___ SUPPLIED MATERIAL ___
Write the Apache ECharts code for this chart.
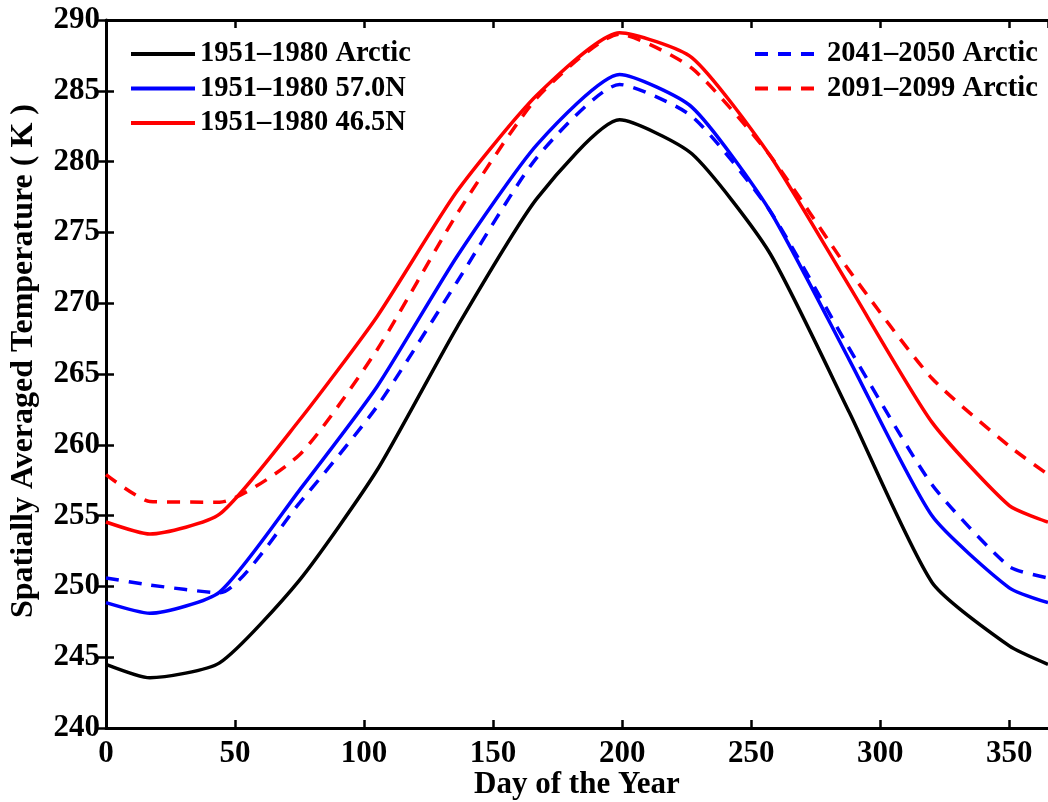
<!DOCTYPE html>
<html>
<head>
<meta charset="utf-8">
<title>Spatially averaged temperature</title>
<script src="https://cdn.jsdelivr.net/npm/echarts@6/dist/echarts.min.js"></script>
<style>
  html, body { margin: 0; padding: 0; background: #ffffff; }
  #chart { width: 1048px; height: 802px; }
</style>
</head>
<body>
<div id="chart"></div>
<script>
// day of year nodes (same for every curve)
const days = [0, 17, 44, 75, 105, 136, 167, 199, 227, 257, 288, 320, 350, 365];

// temperatures (K)
const arctic5180 = [244.5, 243.55, 244.6, 250.45, 258.2, 268.3, 277.4, 282.95, 280.55, 273.6, 262.3, 250.3, 245.8, 244.5];
const n570_5180 = [248.85, 248.1, 249.6, 256.8, 264.1, 273.3, 281.2, 286.15, 283.85, 276.6, 266.0, 255.0, 249.9, 248.85];
const n465_5180 = [254.55, 253.7, 255.1, 261.75, 269.05, 277.9, 284.7, 289.1, 287.35, 280.5, 271.2, 261.6, 255.7, 254.55];
const arctic4150 = [250.6, 250.1, 249.55, 255.9, 262.7, 271.5, 280.3, 285.45, 283.2, 276.6, 266.8, 257.2, 251.4, 250.6];
const arctic9199 = [257.9, 256.0, 255.95, 259.3, 266.7, 276.3, 284.5, 289.0, 286.6, 280.5, 272.3, 264.7, 259.9, 257.9];

const xTicks = [0, 365, 50];   // min, max, step
const yTicks = [240, 290, 5];

const FONT = "'Liberation Serif', 'Times New Roman', serif";

const pairs = vals => days.map((d, i) => [d, vals[i]]);

const mkLine = (name, vals, color, dashed) => ({
  name: name,
  type: "line",
  data: pairs(vals),
  symbol: "none",
  smooth: 0.2,
  lineStyle: { color: color, width: 3.5, type: dashed ? [13, 10] : "solid" },
  itemStyle: { color: color },
});

const chart = echarts.init(document.getElementById("chart"));

const axisLine = { show: true, lineStyle: { color: "#000", width: 3 } };
const tickIn = { show: true, inside: true, length: 8, lineStyle: { color: "#000", width: 2.5 } };
const legendText = { fontFamily: FONT, fontWeight: "bold", fontSize: 28.5, color: "#000", lineHeight: 34 };

const option = {
  animation: false,
  backgroundColor: "#ffffff",
  textStyle: { fontFamily: FONT },
  grid: { left: 106, right: 0, top: 20, bottom: 74, outerBoundsMode: "none", containLabel: false },
  legend: [
    {
      data: ["1951\u20131980 Arctic", "1951\u20131980 57.0N", "1951\u20131980 46.5N"],
      orient: "vertical",
      left: 124,
      top: 32,
      itemWidth: 64,
      itemHeight: 14,
      itemGap: 0.5,
      itemStyle: { opacity: 0 },
      lineStyle: { width: 4 },
      textStyle: legendText,
    },
    {
      data: ["2041\u20132050 Arctic", "2091\u20132099 Arctic"],
      orient: "vertical",
      left: 748,
      top: 32,
      itemWidth: 62,
      itemHeight: 14,
      itemGap: 0.5,
      itemStyle: { opacity: 0 },
      lineStyle: { width: 4 },
      textStyle: Object.assign({}, legendText, { padding: [0, 0, 0, 5] }),
    },
  ],
  xAxis: [
    {
      type: "value",
      min: xTicks[0],
      max: xTicks[1],
      interval: xTicks[2],
      name: "Day of the Year",
      nameLocation: "middle",
      nameGap: 41,
      nameMoveOverlap: false,
      nameTextStyle: { fontFamily: FONT, fontWeight: "bold", fontSize: 31, color: "#000" },
      axisLine: axisLine,
      axisTick: tickIn,
      splitLine: { show: false },
      axisLabel: { fontFamily: FONT, fontWeight: "bold", fontSize: 31, color: "#000", margin: 10, showMaxLabel: false },
    },
    {
      type: "value",
      position: "top",
      min: xTicks[0],
      max: xTicks[1],
      interval: xTicks[2],
      axisLine: axisLine,
      axisTick: tickIn,
      splitLine: { show: false },
      axisLabel: { show: false },
    },
  ],
  yAxis: [
    {
      type: "value",
      min: yTicks[0],
      max: yTicks[1],
      interval: yTicks[2],
      name: "Spatially Averaged Temperature ( K )",
      nameLocation: "middle",
      nameGap: 66,
      nameTextStyle: { fontFamily: FONT, fontWeight: "bold", fontSize: 32, color: "#000", padding: [0, 0, 0, 26] },
      axisLine: axisLine,
      axisTick: tickIn,
      splitLine: { show: false },
      axisLabel: { fontFamily: FONT, fontWeight: "bold", fontSize: 31, color: "#000", margin: 6 },
    },
    {
      type: "value",
      position: "right",
      min: yTicks[0],
      max: yTicks[1],
      interval: yTicks[2],
      axisLine: { show: false },
      axisTick: tickIn,
      splitLine: { show: false },
      axisLabel: { show: false },
    },
  ],
  series: [
    mkLine("1951\u20131980 Arctic", arctic5180, "#000000", false),
    mkLine("1951\u20131980 57.0N", n570_5180, "#0000ff", false),
    mkLine("1951\u20131980 46.5N", n465_5180, "#ff0000", false),
    mkLine("2041\u20132050 Arctic", arctic4150, "#0000ff", true),
    mkLine("2091\u20132099 Arctic", arctic9199, "#ff0000", true),
  ],
};

chart.setOption(option);
window.addEventListener("resize", function () {
  chart.resize();
});
</script>
</body>
</html>
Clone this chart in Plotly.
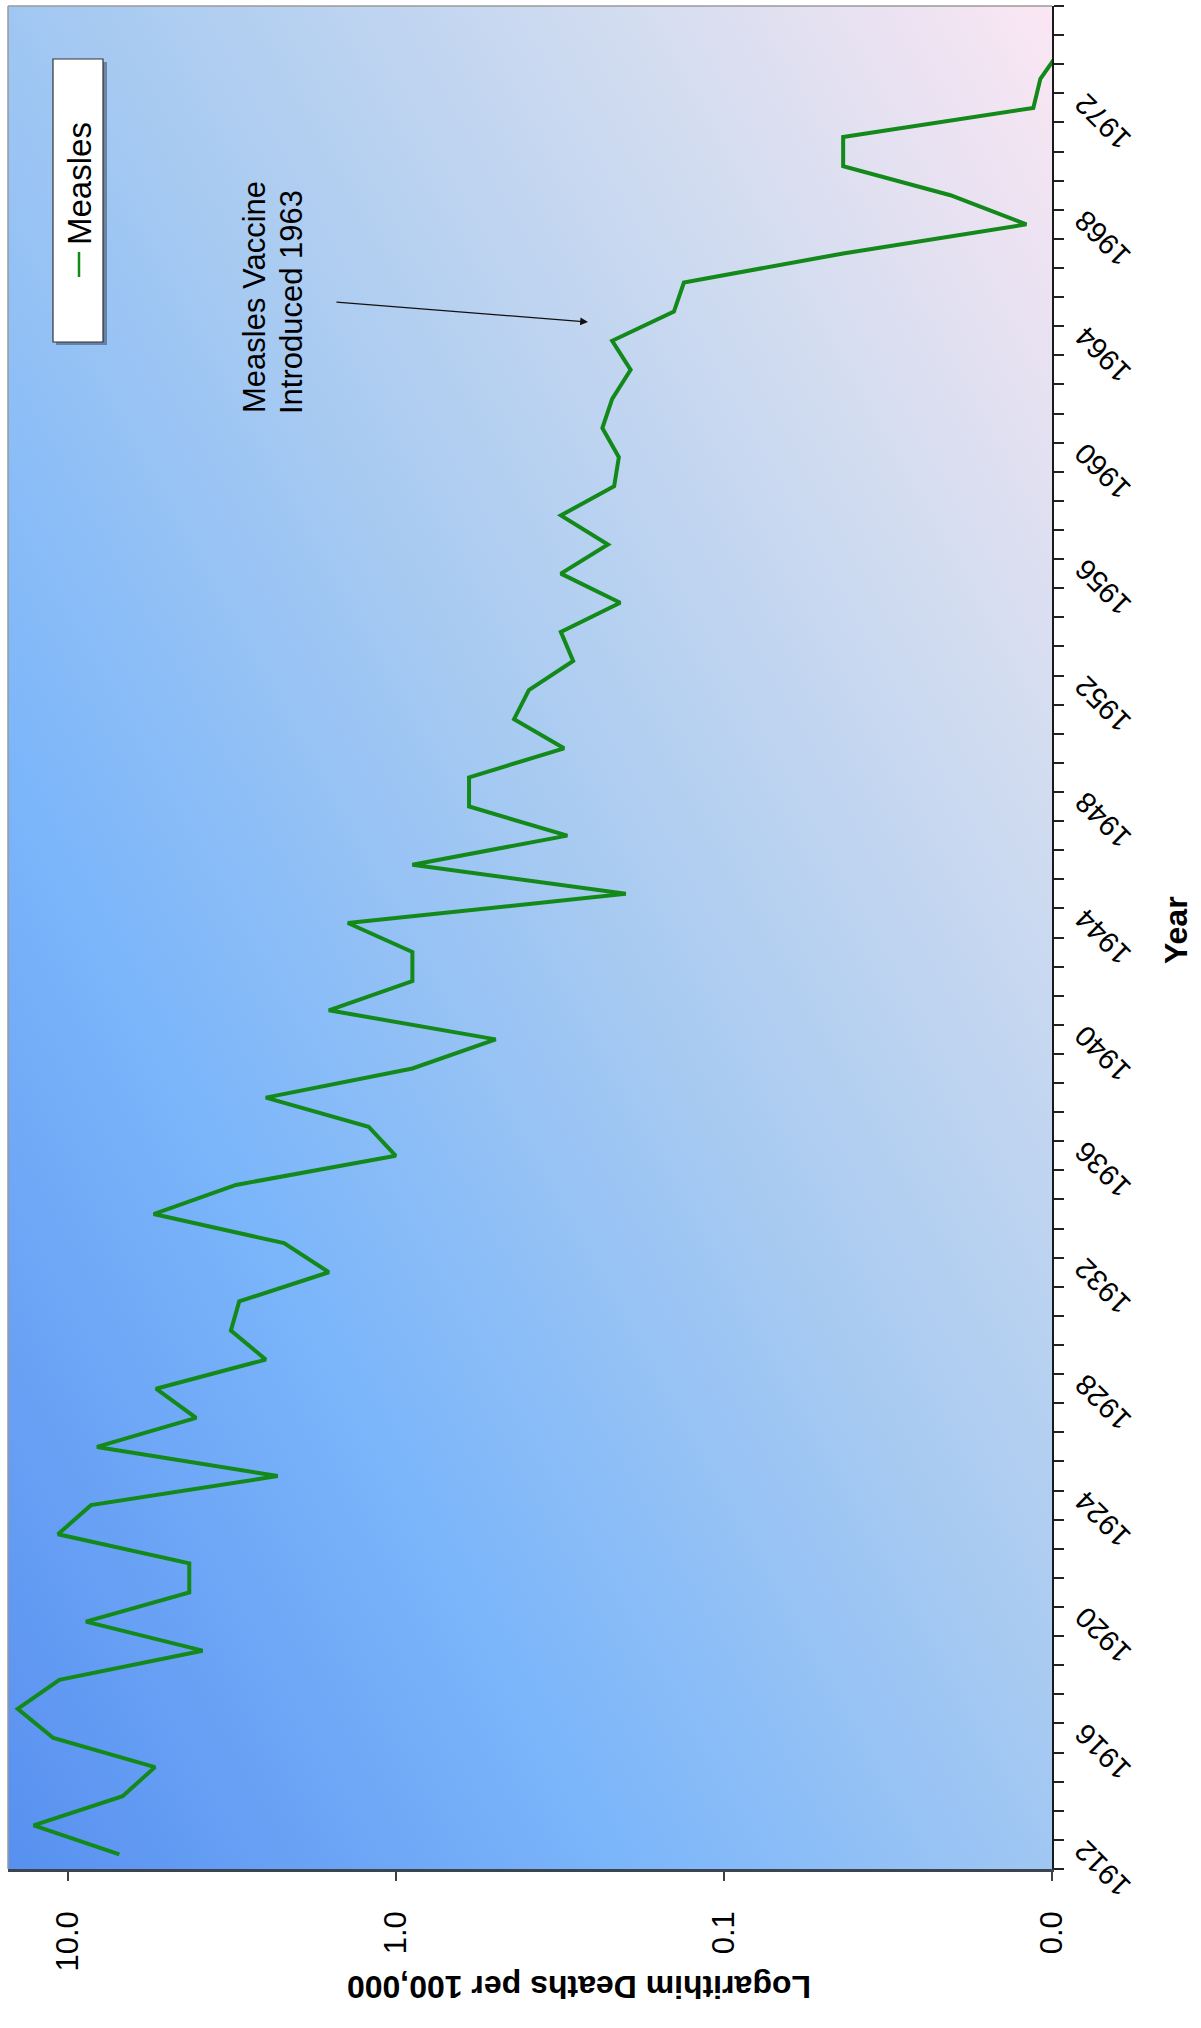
___
> TASK REQUIREMENTS:
Repeat the material above word for word, please, apart from its images.

> SOLUTION TO THE EXERCISE:
Write the Apache ECharts code for this chart.
<!DOCTYPE html>
<html>
<head>
<meta charset="utf-8">
<title>Spatially averaged temperature</title>
<script src="https://cdn.jsdelivr.net/npm/echarts@6/dist/echarts.min.js"></script>
<style>
  html, body { margin: 0; padding: 0; background: #ffffff; }
  #chart { width: 1048px; height: 802px; }
</style>
</head>
<body>
<div id="chart"></div>
<script>
// day of year nodes (same for every curve)
const days = [0, 17, 44, 75, 105, 136, 167, 199, 227, 257, 288, 320, 350, 365];

// temperatures (K)
const arctic5180 = [244.5, 243.55, 244.6, 250.45, 258.2, 268.3, 277.4, 282.95, 280.55, 273.6, 262.3, 250.3, 245.8, 244.5];
const n570_5180 = [248.85, 248.1, 249.6, 256.8, 264.1, 273.3, 281.2, 286.15, 283.85, 276.6, 266.0, 255.0, 249.9, 248.85];
const n465_5180 = [254.55, 253.7, 255.1, 261.75, 269.05, 277.9, 284.7, 289.1, 287.35, 280.5, 271.2, 261.6, 255.7, 254.55];
const arctic4150 = [250.6, 250.1, 249.55, 255.9, 262.7, 271.5, 280.3, 285.45, 283.2, 276.6, 266.8, 257.2, 251.4, 250.6];
const arctic9199 = [257.9, 256.0, 255.95, 259.3, 266.7, 276.3, 284.5, 289.0, 286.6, 280.5, 272.3, 264.7, 259.9, 257.9];

const xTicks = [0, 365, 50];   // min, max, step
const yTicks = [240, 290, 5];

const FONT = "'Liberation Serif', 'Times New Roman', serif";

const pairs = vals => days.map((d, i) => [d, vals[i]]);

const mkLine = (name, vals, color, dashed) => ({
  name: name,
  type: "line",
  data: pairs(vals),
  symbol: "none",
  smooth: 0.2,
  lineStyle: { color: color, width: 3.5, type: dashed ? [13, 10] : "solid" },
  itemStyle: { color: color },
});

const chart = echarts.init(document.getElementById("chart"));

const axisLine = { show: true, lineStyle: { color: "#000", width: 3 } };
const tickIn = { show: true, inside: true, length: 8, lineStyle: { color: "#000", width: 2.5 } };
const legendText = { fontFamily: FONT, fontWeight: "bold", fontSize: 28.5, color: "#000", lineHeight: 34 };

const option = {
  animation: false,
  backgroundColor: "#ffffff",
  textStyle: { fontFamily: FONT },
  grid: { left: 106, right: 0, top: 20, bottom: 74, outerBoundsMode: "none", containLabel: false },
  legend: [
    {
      data: ["1951\u20131980 Arctic", "1951\u20131980 57.0N", "1951\u20131980 46.5N"],
      orient: "vertical",
      left: 124,
      top: 32,
      itemWidth: 64,
      itemHeight: 14,
      itemGap: 0.5,
      itemStyle: { opacity: 0 },
      lineStyle: { width: 4 },
      textStyle: legendText,
    },
    {
      data: ["2041\u20132050 Arctic", "2091\u20132099 Arctic"],
      orient: "vertical",
      left: 748,
      top: 32,
      itemWidth: 62,
      itemHeight: 14,
      itemGap: 0.5,
      itemStyle: { opacity: 0 },
      lineStyle: { width: 4 },
      textStyle: Object.assign({}, legendText, { padding: [0, 0, 0, 5] }),
    },
  ],
  xAxis: [
    {
      type: "value",
      min: xTicks[0],
      max: xTicks[1],
      interval: xTicks[2],
      name: "Day of the Year",
      nameLocation: "middle",
      nameGap: 41,
      nameMoveOverlap: false,
      nameTextStyle: { fontFamily: FONT, fontWeight: "bold", fontSize: 31, color: "#000" },
      axisLine: axisLine,
      axisTick: tickIn,
      splitLine: { show: false },
      axisLabel: { fontFamily: FONT, fontWeight: "bold", fontSize: 31, color: "#000", margin: 10, showMaxLabel: false },
    },
    {
      type: "value",
      position: "top",
      min: xTicks[0],
      max: xTicks[1],
      interval: xTicks[2],
      axisLine: axisLine,
      axisTick: tickIn,
      splitLine: { show: false },
      axisLabel: { show: false },
    },
  ],
  yAxis: [
    {
      type: "value",
      min: yTicks[0],
      max: yTicks[1],
      interval: yTicks[2],
      name: "Spatially Averaged Temperature ( K )",
      nameLocation: "middle",
      nameGap: 66,
      nameTextStyle: { fontFamily: FONT, fontWeight: "bold", fontSize: 32, color: "#000", padding: [0, 0, 0, 26] },
      axisLine: axisLine,
      axisTick: tickIn,
      splitLine: { show: false },
      axisLabel: { fontFamily: FONT, fontWeight: "bold", fontSize: 31, color: "#000", margin: 6 },
    },
    {
      type: "value",
      position: "right",
      min: yTicks[0],
      max: yTicks[1],
      interval: yTicks[2],
      axisLine: { show: false },
      axisTick: tickIn,
      splitLine: { show: false },
      axisLabel: { show: false },
    },
  ],
  series: [
    mkLine("1951\u20131980 Arctic", arctic5180, "#000000", false),
    mkLine("1951\u20131980 57.0N", n570_5180, "#0000ff", false),
    mkLine("1951\u20131980 46.5N", n465_5180, "#ff0000", false),
    mkLine("2041\u20132050 Arctic", arctic4150, "#0000ff", true),
    mkLine("2091\u20132099 Arctic", arctic9199, "#ff0000", true),
  ],
};

chart.setOption(option);
window.addEventListener("resize", function () {
  chart.resize();
});
</script>
</body>
</html>
Clone this chart in Plotly.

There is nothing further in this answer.